Tuesday, April 17, 2012

Misses...

Misses...

on Thursday, February 23, 2012 at 2:27pm ·
  Today marks 6 months...if you want to get technical and really play out the numbers, it's actually 26 weeks, 2 days or 184 days, or about 4,416 hours...since Jim's body broke so horribly bad that God had no choice but to take him home.  I think back to the book, "Why? Making Sense of God's Will"... where I learned a valuable lesson that helped heal my heart just a little: I couldn't fix Jim, neither could the EMTs or the Doctors, but God did and he now lives with Him, perfect!  Anyone else a bit envious of that?

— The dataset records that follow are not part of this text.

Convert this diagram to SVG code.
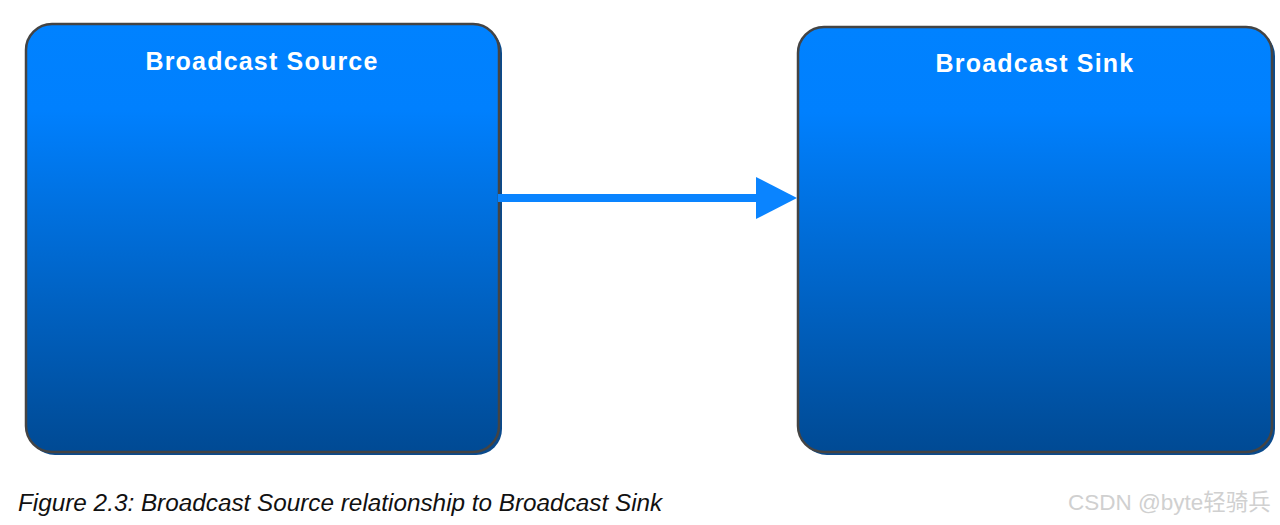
<svg xmlns="http://www.w3.org/2000/svg" width="1280" height="525" viewBox="0 0 1280 525">
<style>
.box{stroke:#444;stroke-width:2.5}
.shadow{fill:#0a4a8c}
.title{font-family:"Liberation Sans",Arial,sans-serif;font-weight:bold;font-size:25px;letter-spacing:1.2px;fill:#fff;text-anchor:middle}
.caption{font-family:"Liberation Sans",Arial,sans-serif;font-style:italic;font-size:24.3px;fill:#111}
.wm{font-family:"Liberation Sans","Noto Sans CJK SC",sans-serif;font-size:22.5px;fill:#d0d0d0}
</style>
<defs>
<linearGradient id="g" x1="0" y1="0" x2="0" y2="1">
<stop offset="0" stop-color="#0082ff"/>
<stop offset="0.2" stop-color="#0080fe"/>
<stop offset="1" stop-color="#004a94"/>
</linearGradient>
</defs>
<rect width="1280" height="525" fill="#fff"/>
<g id="source">
<rect class="shadow" x="29" y="27" width="473" height="428" rx="26"/>
<rect class="box" x="26" y="24" width="473" height="428" rx="26" fill="url(#g)"/>
<text class="title" x="262" y="70">Broadcast Source</text>
</g>
<g id="sink">
<rect class="shadow" x="801" y="30" width="474" height="425" rx="26"/>
<rect class="box" x="798" y="27" width="474" height="425" rx="26" fill="url(#g)"/>
<text class="title" x="1035" y="72">Broadcast Sink</text>
</g>
<g id="connectors">
<line x1="498" y1="198" x2="758" y2="198" stroke="#0a84ff" stroke-width="8"/>
<polygon points="756,177 797,198 756,219" fill="#0a84ff"/>
</g>
<text class="caption" x="18" y="511">Figure 2.3: Broadcast Source relationship to Broadcast Sink</text>
<text class="wm" x="1068" y="510">CSDN @byte轻骑兵</text>
</svg>
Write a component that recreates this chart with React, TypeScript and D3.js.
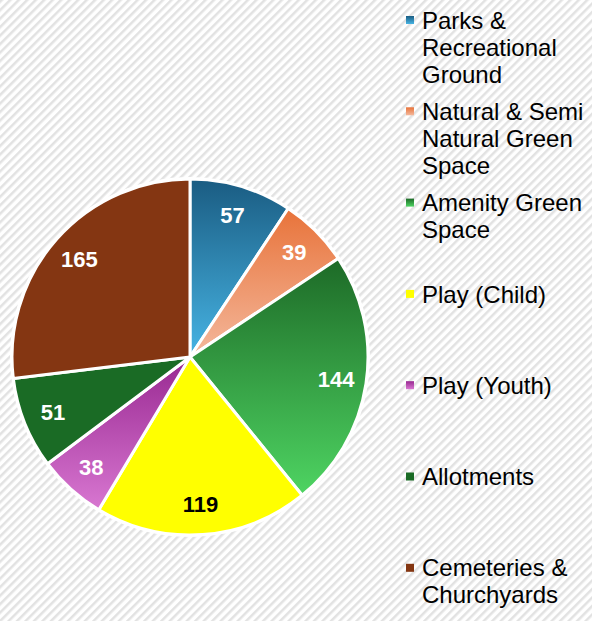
import { useEffect, useRef } from 'react'
import * as d3 from 'd3'

// Chart data
const categories = [
  ['Parks &', 'Recreational', 'Ground'],
  ['Natural & Semi', 'Natural Green', 'Space'],
  ['Amenity Green', 'Space'],
  ['Play (Child)'],
  ['Play (Youth)'],
  ['Allotments'],
  ['Cemeteries &', 'Churchyards'],
]
const values = [57, 39, 144, 119, 38, 51, 165]
// top / bottom colour of each slice (same colour = solid fill)
const topColors = ['#1a5c82', '#e8733a', '#1d6a27', '#ffff00', '#982891', '#1a6b25', '#843612']
const bottomColors = ['#47b4e4', '#f4b89c', '#4ed462', '#ffff00', '#d877d1', '#1a6b25', '#843612']
const labelColors = ['#fff', '#fff', '#fff', '#000', '#fff', '#fff', '#fff']

const W = 592
const H = 621

const App = () => {
  const svgRef = useRef<SVGSVGElement>(null)

  useEffect(() => {
    const svg = d3.select(svgRef.current)
    svg.selectAll('*').remove()

    const defs = svg.append('defs')

    // Hatched background
    const pattern = defs
      .append('pattern')
      .attr('id', 'hatch')
      .attr('patternUnits', 'userSpaceOnUse')
      .attr('width', 6)
      .attr('height', 6)
      .attr('patternTransform', 'rotate(45)')
    pattern.append('rect').attr('width', 6).attr('height', 6).attr('fill', '#fff')
    pattern
      .append('rect')
      .attr('width', 2.5)
      .attr('height', 6)
      .attr('fill', '#e2e2e2')
    svg.append('rect').attr('width', W).attr('height', H).attr('fill', 'url(#hatch)')

    // Slice gradients
    values.forEach((_, i) => {
      const g = defs
        .append('linearGradient')
        .attr('id', `grad-${i}`)
        .attr('x1', 0)
        .attr('y1', 0)
        .attr('x2', 0)
        .attr('y2', 1)
      g.append('stop').attr('offset', '0%').attr('stop-color', topColors[i])
      g.append('stop').attr('offset', '100%').attr('stop-color', bottomColors[i])
    })

    const cx = 190
    const cy = 357
    const radius = 178

    const pie = d3.pie<number>().sort(null).value((d) => d)
    const arcs = pie(values)
    const arc = d3.arc<d3.PieArcDatum<number>>().innerRadius(0).outerRadius(radius)
    const labelArc = d3
      .arc<d3.PieArcDatum<number>>()
      .innerRadius(radius * 0.83)
      .outerRadius(radius * 0.83)

    const chart = svg.append('g').attr('transform', `translate(${cx},${cy})`)

    // Outer white ring
    chart.append('circle').attr('r', radius + 2).attr('fill', '#fff')

    chart
      .selectAll('.slice')
      .data(arcs)
      .enter()
      .append('path')
      .attr('d', arc)
      .attr('fill', (d, i) => `url(#grad-${i})`)
      .attr('stroke', '#fff')
      .attr('stroke-width', 3)
      .attr('stroke-linejoin', 'round')

    chart
      .selectAll('.label')
      .data(arcs)
      .enter()
      .append('text')
      .attr('transform', (d) => `translate(${labelArc.centroid(d)})`)
      .attr('text-anchor', 'middle')
      .attr('dy', '0.36em')
      .style('font-family', '"Liberation Sans", Arial, sans-serif')
      .style('font-weight', 'bold')
      .style('font-size', '22px')
      .style('fill', (d, i) => labelColors[i])
      .text((d) => d.data)

    // Legend
    const legend = svg.append('g').attr('transform', 'translate(406, 20)')
    const slotY = d3.scaleLinear().domain([0, 1]).range([0, 91.3])
    const lineH = 27
    categories.forEach((lines, i) => {
      const item = legend.append('g').attr('transform', `translate(0, ${slotY(i)})`)
      item
        .append('rect')
        .attr('x', 0)
        .attr('y', -4)
        .attr('width', 8)
        .attr('height', 8)
        .attr('fill', `url(#grad-${i})`)
      lines.forEach((line, j) => {
        item
          .append('text')
          .attr('x', 16)
          .attr('y', j * lineH)
          .attr('dy', '0.36em')
          .style('font-family', '"Liberation Sans", Arial, sans-serif')
          .style('font-size', '24px')
          .style('fill', '#000')
          .text(line)
      })
    })
  }, [])

  return (
    <svg
      ref={svgRef}
      width={W}
      height={H}
      style={{ position: 'absolute', left: 0, top: 0 }}
    />
  )
}

export default App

I try to focus on the blessing that was Jim's life with me for 30 years.  I try to focus on the blessings, oh SO MANY blessings that have come my way in the last 6 months.  I try to focus on the Angels that have crossed my path, I try to focus on the way God uses others around me to answer my prayers.... but I also find myself focusing on all my "Misses":
  • I miss his smile!
  • I miss the way he could always make me laugh!

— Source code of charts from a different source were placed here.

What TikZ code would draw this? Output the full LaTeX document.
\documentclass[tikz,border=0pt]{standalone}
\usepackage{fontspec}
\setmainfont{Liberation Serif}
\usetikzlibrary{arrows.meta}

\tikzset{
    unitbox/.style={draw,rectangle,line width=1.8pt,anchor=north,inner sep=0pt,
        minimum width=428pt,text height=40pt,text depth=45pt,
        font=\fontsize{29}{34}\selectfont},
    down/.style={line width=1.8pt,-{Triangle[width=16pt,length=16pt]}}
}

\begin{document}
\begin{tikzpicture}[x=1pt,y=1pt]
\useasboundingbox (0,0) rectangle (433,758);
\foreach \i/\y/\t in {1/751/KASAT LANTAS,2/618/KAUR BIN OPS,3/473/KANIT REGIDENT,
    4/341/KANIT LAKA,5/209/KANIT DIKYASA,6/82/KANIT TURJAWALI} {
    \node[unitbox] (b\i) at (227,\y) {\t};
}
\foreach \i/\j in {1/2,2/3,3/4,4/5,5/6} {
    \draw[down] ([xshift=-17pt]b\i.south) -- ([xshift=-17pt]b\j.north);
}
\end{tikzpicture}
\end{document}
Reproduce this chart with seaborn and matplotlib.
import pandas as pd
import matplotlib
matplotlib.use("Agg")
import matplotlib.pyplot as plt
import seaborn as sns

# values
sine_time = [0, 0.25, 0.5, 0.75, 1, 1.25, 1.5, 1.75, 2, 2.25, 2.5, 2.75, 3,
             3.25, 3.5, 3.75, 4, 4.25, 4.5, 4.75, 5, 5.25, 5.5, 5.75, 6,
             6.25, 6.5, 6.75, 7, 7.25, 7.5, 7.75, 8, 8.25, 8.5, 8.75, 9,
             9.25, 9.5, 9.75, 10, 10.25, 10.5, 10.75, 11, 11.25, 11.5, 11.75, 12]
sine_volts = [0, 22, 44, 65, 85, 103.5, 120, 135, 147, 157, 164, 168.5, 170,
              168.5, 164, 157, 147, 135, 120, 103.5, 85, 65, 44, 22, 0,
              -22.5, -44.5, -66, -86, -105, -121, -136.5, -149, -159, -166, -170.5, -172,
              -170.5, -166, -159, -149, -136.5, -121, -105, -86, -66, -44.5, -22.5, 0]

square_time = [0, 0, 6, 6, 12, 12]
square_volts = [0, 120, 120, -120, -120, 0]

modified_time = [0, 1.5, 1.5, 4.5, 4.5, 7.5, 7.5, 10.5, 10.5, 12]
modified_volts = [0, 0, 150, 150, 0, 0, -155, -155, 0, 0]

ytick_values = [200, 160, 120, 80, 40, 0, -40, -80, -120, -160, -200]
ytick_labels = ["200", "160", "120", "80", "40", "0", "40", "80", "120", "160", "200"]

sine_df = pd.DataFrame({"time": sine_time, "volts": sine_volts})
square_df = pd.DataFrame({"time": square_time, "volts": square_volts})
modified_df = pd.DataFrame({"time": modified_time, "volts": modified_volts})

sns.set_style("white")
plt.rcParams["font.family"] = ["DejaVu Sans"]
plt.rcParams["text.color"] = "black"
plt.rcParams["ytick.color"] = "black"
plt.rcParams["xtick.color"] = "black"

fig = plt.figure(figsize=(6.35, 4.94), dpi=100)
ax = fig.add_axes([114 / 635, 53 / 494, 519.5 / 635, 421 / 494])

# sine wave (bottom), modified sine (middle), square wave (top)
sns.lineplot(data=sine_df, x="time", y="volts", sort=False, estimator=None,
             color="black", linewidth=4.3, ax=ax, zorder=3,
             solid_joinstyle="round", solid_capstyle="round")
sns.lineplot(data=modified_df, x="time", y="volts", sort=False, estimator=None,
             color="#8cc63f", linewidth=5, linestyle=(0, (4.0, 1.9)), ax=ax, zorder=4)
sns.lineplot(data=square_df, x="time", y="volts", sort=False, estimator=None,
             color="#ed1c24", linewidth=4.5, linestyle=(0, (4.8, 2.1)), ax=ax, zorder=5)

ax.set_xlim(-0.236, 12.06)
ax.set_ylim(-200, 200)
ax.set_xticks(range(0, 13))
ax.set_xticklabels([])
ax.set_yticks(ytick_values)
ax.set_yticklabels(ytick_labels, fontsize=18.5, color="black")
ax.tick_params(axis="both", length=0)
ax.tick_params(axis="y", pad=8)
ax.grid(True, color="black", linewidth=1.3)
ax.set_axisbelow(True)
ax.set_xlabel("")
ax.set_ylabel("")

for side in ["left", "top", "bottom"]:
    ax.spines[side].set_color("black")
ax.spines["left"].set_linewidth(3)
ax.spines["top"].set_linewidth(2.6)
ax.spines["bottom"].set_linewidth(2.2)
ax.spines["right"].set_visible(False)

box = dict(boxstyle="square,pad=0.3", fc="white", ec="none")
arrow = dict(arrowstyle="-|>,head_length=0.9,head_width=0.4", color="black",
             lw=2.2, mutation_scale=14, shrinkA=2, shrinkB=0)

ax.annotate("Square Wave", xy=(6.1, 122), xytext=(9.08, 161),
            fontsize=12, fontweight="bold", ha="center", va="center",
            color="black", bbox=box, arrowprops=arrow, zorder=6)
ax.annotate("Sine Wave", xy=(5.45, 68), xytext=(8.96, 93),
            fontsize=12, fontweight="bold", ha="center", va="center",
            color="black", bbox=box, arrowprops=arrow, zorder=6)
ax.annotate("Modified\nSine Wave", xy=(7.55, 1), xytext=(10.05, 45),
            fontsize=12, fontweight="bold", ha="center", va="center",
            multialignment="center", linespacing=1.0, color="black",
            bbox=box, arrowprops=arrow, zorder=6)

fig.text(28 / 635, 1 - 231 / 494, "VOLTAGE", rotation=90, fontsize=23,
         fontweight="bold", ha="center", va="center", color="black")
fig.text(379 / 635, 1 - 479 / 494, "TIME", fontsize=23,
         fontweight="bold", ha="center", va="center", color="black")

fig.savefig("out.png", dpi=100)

  • I miss his physical presence
  • I miss worshipping w/him, sinking into him during the sermon
  • I miss holding his hand and praying after we took communion, together
  • I miss sharing my day with him
  • I miss watching him be the very best dad ever!

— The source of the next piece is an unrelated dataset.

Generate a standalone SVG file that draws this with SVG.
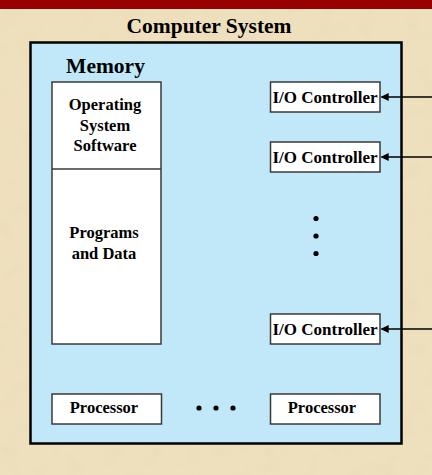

  • I see Jim in our son, and in our daughter, the goodness that was Jim lives on in them, they will say or do somthing and I see Jim, I miss him
  • I miss watching him worship, playing his guitar--that was his time w/the Lord and he always got lost in those moments
  • I miss his cold feet and constant complaints about the cold
  • I miss him always picking up after me...he was a better housekeeper than I was
  • I miss watching our favorite TV shows and baseball together
  • I miss that final text messaging at the end of the work day as we both left work and headed home, knowing that for the most part, we were going to be together
  • I miss watching him prepare for rehearsals and Sunday service and that excitement he would get when he was working on some music that he didn't get---and then he finally "got" it
  • I miss those lazy mornings, we didn't have to get up immediately and go our separate ways
  • I miss how he would ask me what's wrong, I'd say nothing and he would pick and pick until he got the answer of what was really wrong---I should have learned to just give it up the first time he asked, but I never did...
  • I miss texting him when I'm driving the Mustang with the top down...just the word, "TOPLESS"! He did that to me too when he drove w/the top down....
The list could go on and on as each day something will happen, or I'll see something and be reminded of a "Miss".  The physical hurt is easing and I find myself smiling more at these Misses than crying at these misses.
The journey remains long and hard, but I am, as always sustained by Faith, Family & Friends.